Ici déjà un film d'époque & de moine : un jeune moine s'enfuit de son monastère pour découvrir le monde et se retrouve mêlé à des "goliards", sorte de saltimbanque-clercs itinérants, et à la rude réalité du temps séculier. Très belle maitrise de la mise en scène, par un réalisateur qui croit tout à fait à la force de ses images et de sa narration. On l'aurait presque vu transformé en long métrage (ce qu'est presque "Un violent..." d'une certaine façon) et quoi qu'il en soit annonciateur de beaux films à venir.
La lettre inachevée - Mikhail Kalatozov
S'ouvrant sur un acte manqué (l'oublie d'envoyer une lettre à l'être aimé) qui se transformera en pulsion de (sur)vie, La lettre inachevée est une incroyable aventure entre 5 protagonistes : 4 collègues et la nature. La mise en scène est incroyablement palpitante, plastiquement superbe, au point qu'on se demande comment Kalatozov à réussi à filmer de cette façon son oeuvre ? Groil tu citais Stalker, mais j'avais plus en tête L'Enfance d'Ivan en regardant le film, couplé à l'audace des Chevaux de Feu de Paradjanov, deux films qui lui sont pourtant postérieurs !
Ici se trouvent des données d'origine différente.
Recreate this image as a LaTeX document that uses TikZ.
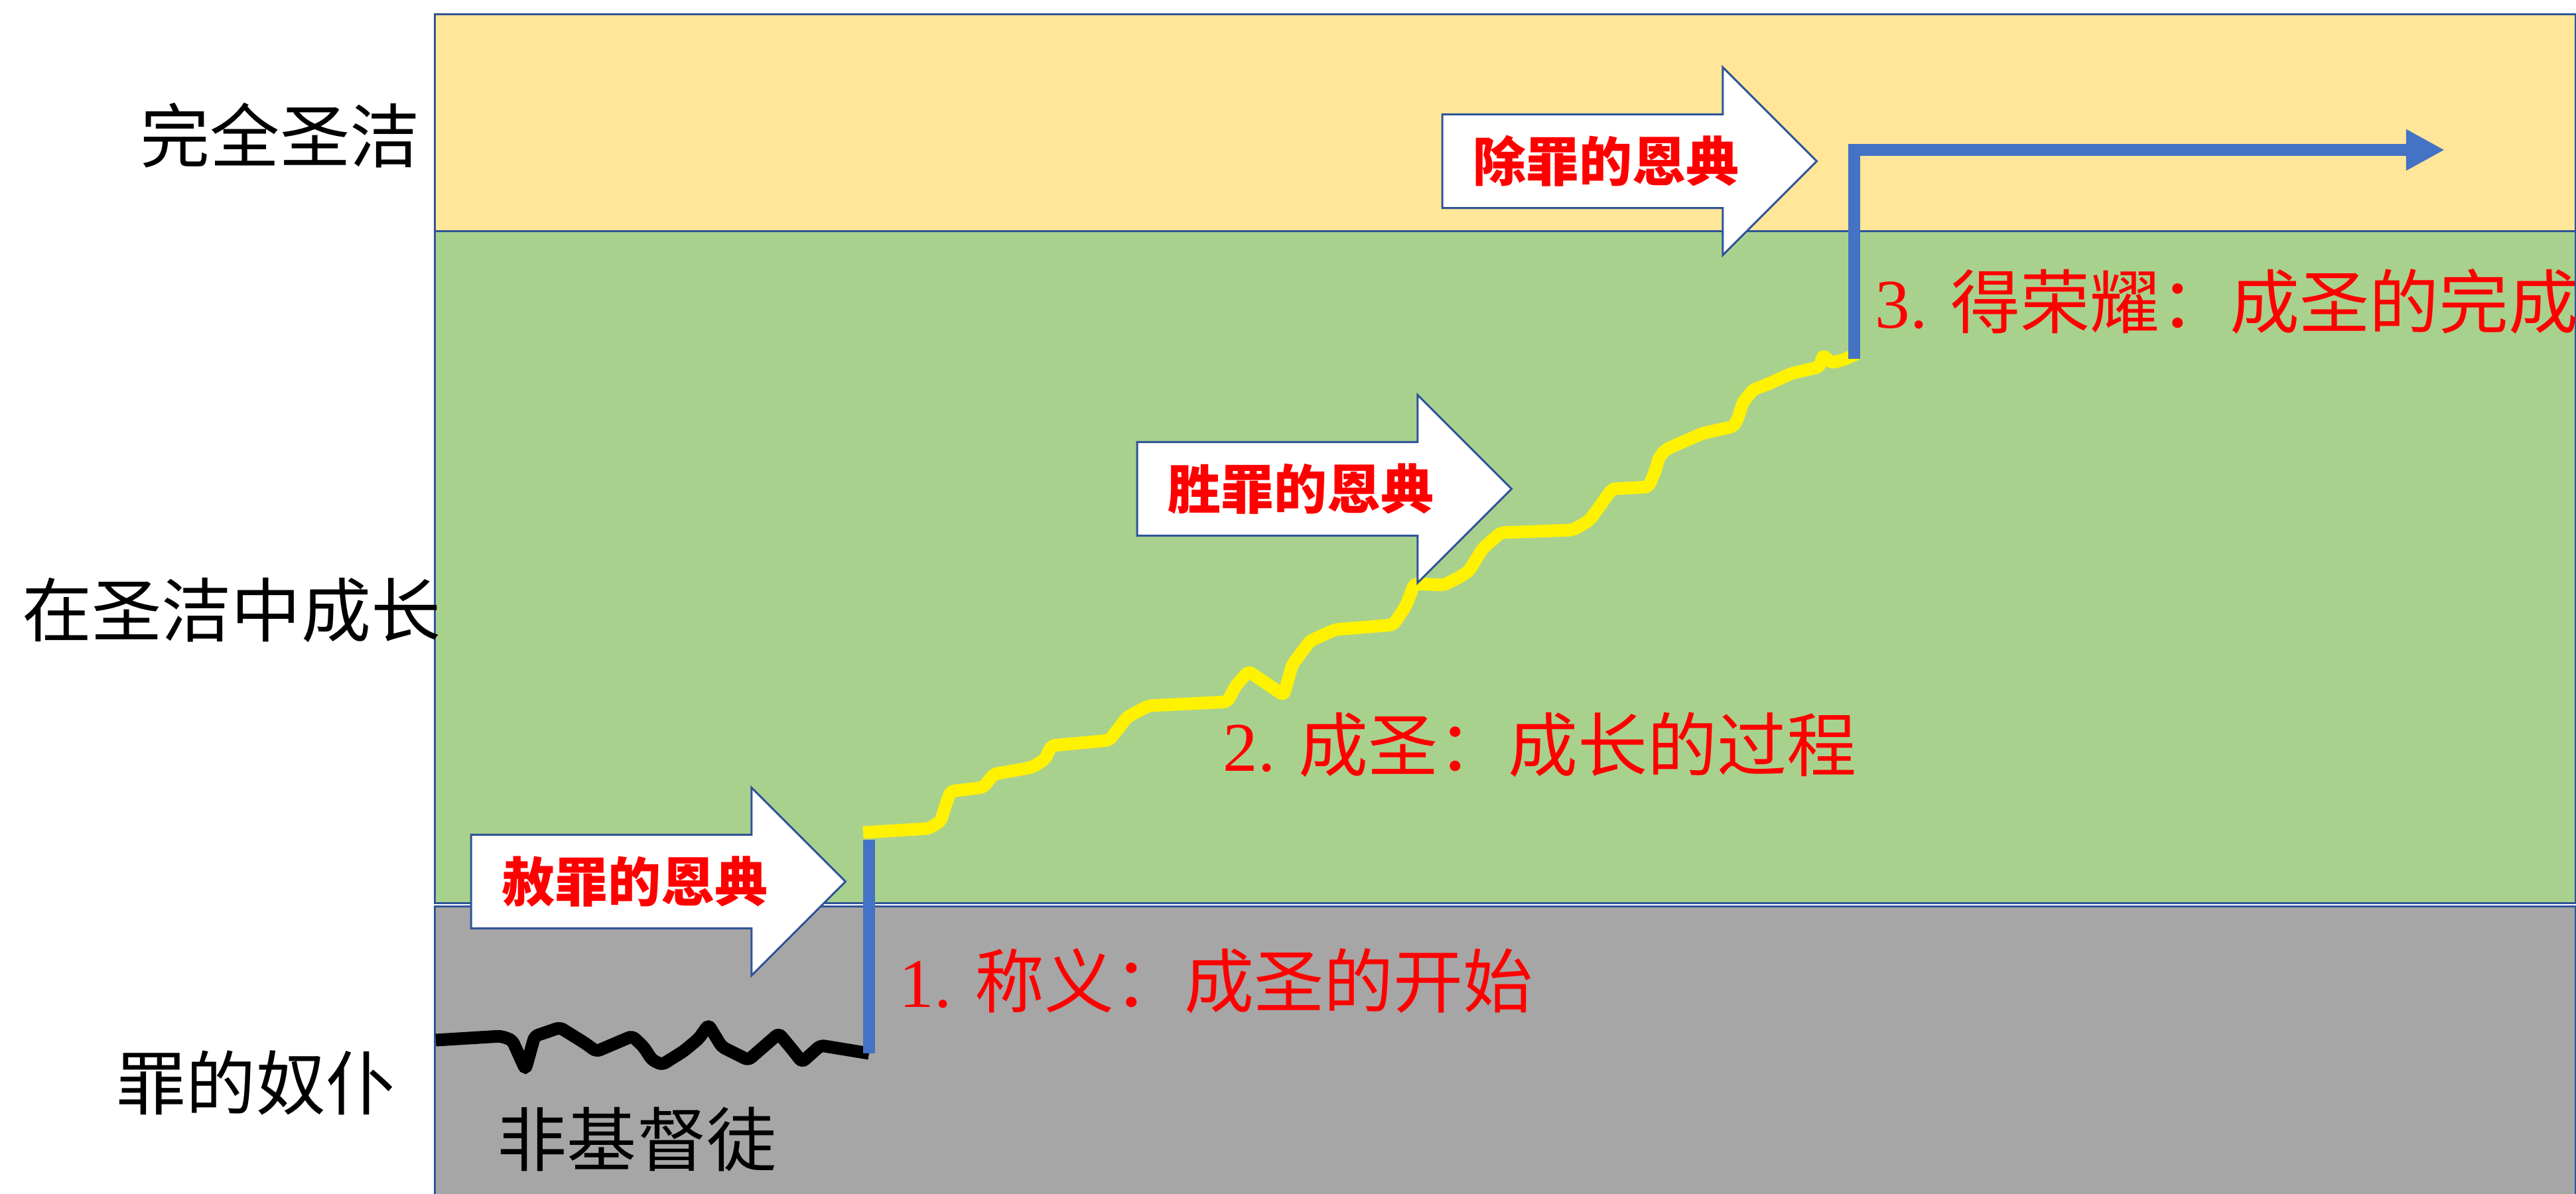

Surprenant David Robert Mitchell qui aborde en seulement 3 films (pour l'instant) 3 univers totalement différents, et pourtant toujours avec une certaine réussite. The Myth of the American Sleepover est un peu l'anti-American Pie parfait, remisant au placard la lourdeur des teen movies contemporains. Choisissant l'unité de temps (une nuit de fin d'été, proche de la rentrée) et de lieu (une banlieue américaine moyenne, dont les parents semblent s'être évaporés), The Myth... met en scène de jeunes corps à l’orée de leur vie d'adulte dont les envies, désirs, futurs et (déjà) nostalgies se croisent et s'émeuvent mutuellement. Pudique sans être prude, le film est une très belle variation sur cet age éphémère que l'on traverse sans s'en rendre compte mais dont chaque souvenirs compterons toujours un peu plus que les suivants.